While the authorities say they're rather satisfied, several NGOs who offer advice and help to sex workers are more critical. They say the boxes are part of an “disproportionate crackdown on sex workers,” and that these measures are tantamount to pushing women into illegal work.

“Depotweg is perhaps convenient for some sex workers, but they're a small minority,” reckons Rebecca Angelini, from the FIZ, an association providing support for migrant women and victims of trafficking. “For everyone else, it's gotten worse.”

She says the police are apparently not prepared to be lenient. “If the women are working in the wrong spot, they lose their annual permit after two warnings. It's an overreaction. The sex workers don't know where to go and are very afraid.”
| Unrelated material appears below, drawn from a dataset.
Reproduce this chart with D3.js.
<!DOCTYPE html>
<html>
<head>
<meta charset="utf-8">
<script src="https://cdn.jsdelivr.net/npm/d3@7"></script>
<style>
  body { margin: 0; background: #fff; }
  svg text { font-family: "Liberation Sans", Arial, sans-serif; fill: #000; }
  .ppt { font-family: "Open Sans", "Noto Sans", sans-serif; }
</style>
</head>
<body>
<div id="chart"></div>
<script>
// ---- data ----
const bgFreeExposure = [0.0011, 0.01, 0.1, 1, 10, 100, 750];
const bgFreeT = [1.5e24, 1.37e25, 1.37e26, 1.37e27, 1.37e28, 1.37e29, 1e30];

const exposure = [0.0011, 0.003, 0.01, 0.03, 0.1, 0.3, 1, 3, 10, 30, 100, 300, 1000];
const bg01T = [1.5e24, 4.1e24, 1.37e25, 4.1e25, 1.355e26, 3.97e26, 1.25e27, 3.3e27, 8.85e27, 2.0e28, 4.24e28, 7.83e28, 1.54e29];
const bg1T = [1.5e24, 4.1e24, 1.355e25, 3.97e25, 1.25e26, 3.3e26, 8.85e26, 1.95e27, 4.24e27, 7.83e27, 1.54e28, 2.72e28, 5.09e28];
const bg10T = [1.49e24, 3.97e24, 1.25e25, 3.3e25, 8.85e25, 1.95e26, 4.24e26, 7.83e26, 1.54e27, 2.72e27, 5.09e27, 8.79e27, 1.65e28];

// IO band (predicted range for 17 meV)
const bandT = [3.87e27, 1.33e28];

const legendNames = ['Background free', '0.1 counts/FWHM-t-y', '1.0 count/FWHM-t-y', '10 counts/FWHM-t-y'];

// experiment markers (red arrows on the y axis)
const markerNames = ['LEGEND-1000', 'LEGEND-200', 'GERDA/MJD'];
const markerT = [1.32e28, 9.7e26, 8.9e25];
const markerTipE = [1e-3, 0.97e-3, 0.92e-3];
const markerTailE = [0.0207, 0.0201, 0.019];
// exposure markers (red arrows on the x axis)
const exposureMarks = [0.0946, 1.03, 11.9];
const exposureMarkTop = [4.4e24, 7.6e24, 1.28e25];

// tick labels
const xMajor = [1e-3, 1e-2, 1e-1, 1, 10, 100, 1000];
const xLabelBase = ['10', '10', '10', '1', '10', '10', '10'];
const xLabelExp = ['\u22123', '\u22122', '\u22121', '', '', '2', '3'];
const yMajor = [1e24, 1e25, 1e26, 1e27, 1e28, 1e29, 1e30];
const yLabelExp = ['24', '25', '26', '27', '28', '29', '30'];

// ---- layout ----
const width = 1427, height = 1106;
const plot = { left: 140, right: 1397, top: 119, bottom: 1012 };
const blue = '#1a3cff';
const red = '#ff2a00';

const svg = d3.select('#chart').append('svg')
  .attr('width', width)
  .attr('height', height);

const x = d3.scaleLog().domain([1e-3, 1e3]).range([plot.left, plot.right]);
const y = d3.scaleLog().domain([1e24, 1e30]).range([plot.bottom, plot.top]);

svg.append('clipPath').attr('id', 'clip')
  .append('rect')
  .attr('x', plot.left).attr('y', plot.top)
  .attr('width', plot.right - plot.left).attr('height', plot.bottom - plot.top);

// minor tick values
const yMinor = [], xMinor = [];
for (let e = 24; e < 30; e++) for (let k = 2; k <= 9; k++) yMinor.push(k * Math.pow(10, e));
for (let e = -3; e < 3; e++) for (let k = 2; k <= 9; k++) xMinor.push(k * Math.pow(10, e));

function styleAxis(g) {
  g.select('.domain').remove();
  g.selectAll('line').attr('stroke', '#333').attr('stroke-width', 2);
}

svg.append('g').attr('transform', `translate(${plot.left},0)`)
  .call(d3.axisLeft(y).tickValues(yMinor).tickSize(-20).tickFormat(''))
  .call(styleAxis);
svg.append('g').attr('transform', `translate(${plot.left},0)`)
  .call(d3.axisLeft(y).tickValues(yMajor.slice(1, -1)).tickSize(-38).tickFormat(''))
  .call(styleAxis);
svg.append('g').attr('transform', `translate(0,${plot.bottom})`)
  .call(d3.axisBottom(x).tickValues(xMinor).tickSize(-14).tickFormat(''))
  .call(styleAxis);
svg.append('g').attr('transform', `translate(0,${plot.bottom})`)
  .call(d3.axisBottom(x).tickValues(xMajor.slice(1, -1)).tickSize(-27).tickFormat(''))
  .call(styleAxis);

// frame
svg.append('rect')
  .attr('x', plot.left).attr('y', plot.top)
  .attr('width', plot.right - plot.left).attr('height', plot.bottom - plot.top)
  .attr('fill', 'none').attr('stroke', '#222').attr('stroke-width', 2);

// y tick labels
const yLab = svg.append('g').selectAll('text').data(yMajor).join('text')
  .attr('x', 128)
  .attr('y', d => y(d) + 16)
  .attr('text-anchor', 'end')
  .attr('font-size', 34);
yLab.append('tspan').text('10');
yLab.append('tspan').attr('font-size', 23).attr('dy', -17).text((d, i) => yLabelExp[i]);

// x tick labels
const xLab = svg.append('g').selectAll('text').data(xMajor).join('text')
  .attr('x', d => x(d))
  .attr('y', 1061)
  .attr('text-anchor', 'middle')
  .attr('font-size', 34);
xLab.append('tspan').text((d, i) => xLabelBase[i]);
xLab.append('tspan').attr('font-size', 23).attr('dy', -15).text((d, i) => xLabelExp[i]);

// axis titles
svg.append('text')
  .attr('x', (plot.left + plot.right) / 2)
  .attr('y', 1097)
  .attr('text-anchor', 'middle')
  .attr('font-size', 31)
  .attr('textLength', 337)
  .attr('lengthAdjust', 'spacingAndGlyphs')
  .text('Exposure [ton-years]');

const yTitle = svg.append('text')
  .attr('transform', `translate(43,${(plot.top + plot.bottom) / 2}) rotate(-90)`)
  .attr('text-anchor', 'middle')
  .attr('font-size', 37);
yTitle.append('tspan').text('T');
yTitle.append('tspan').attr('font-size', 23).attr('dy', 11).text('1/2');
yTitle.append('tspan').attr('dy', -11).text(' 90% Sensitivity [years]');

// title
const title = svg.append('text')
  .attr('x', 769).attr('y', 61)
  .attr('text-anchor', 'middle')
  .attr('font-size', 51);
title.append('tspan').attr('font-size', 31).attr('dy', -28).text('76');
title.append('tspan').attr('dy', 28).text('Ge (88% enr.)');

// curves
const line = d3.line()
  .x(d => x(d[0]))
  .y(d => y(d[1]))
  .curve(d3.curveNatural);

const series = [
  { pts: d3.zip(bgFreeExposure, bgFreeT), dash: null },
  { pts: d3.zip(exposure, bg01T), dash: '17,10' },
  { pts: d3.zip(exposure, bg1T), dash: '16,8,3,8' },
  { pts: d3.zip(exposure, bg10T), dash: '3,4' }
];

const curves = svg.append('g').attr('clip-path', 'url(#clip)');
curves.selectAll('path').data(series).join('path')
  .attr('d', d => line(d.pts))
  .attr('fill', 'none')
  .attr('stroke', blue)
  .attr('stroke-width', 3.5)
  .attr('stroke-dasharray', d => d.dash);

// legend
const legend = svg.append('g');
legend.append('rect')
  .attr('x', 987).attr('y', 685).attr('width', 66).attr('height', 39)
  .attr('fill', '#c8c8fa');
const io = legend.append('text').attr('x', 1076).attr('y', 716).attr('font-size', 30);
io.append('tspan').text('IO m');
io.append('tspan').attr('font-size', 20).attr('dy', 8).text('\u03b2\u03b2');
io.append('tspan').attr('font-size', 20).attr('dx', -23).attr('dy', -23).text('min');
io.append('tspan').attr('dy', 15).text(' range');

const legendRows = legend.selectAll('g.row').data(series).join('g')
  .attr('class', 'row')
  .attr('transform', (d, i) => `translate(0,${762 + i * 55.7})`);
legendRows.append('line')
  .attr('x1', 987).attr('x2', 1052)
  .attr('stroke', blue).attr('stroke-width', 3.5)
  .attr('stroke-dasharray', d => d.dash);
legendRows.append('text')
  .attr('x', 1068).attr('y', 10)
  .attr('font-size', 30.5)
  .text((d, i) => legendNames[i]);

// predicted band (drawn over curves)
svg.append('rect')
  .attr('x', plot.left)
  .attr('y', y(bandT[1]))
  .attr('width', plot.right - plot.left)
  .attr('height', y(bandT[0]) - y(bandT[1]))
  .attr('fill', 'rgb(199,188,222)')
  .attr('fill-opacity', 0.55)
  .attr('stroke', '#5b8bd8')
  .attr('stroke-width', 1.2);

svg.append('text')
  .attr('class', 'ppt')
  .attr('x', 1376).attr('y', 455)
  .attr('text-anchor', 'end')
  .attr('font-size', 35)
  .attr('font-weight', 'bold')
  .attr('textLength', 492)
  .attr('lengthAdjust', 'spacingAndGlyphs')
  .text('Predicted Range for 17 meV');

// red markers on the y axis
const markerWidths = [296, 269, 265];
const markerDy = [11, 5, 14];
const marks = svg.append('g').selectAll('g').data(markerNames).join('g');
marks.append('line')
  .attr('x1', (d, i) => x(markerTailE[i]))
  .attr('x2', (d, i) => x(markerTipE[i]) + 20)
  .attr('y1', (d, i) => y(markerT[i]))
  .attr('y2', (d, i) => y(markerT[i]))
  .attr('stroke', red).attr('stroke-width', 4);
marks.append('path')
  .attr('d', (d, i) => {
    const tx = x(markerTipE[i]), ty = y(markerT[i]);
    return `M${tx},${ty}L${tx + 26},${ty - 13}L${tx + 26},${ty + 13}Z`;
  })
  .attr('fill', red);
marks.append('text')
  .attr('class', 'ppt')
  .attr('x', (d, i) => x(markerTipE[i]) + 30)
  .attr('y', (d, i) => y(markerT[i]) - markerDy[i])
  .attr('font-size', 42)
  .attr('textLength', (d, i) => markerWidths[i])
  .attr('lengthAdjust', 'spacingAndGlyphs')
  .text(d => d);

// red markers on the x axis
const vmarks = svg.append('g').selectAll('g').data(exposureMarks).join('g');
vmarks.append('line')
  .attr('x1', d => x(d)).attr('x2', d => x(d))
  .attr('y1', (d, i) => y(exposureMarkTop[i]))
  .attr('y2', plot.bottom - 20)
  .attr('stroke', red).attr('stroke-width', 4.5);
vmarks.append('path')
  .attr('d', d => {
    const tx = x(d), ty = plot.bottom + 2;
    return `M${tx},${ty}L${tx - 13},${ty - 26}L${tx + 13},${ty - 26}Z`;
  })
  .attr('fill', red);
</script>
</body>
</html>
The police claim they had warned about an increase in spot checks to prevent sex workers from moving into other areas. And they point out that the severity of the punishment doesn't depend on them, but rather on the justice system.

NGOs also fear the next stage of the city’s latest prostitution decree. By the end of this year, clubs and dance bars (responsible for 90% of prostitution) with three employees or more, will have to apply for a special permit.

On paper, brothels are only permitted where housing takes up less than half of the street. That means roughly 20% of the city.

Though dance bars, clubs and massage parlours elsewhere may have been tolerated - although the authorities do not like the term and won't use it – the authorisation procedure may well shake things up.

“The city may well say it doesn't want to ban prostitution outright, but all the measures it is taking tend in that direction,” reckons  Angelini.

The city of Zurich begs to differ. Brothels with up to three employees won't have to get a permit according to Martin Waser, the councillor in charge of social services.

“Our goal is not to ban prostitution, and I don’t think that the Langstrasse is going to turn into a nice, quiet area,” he has said repeatedly.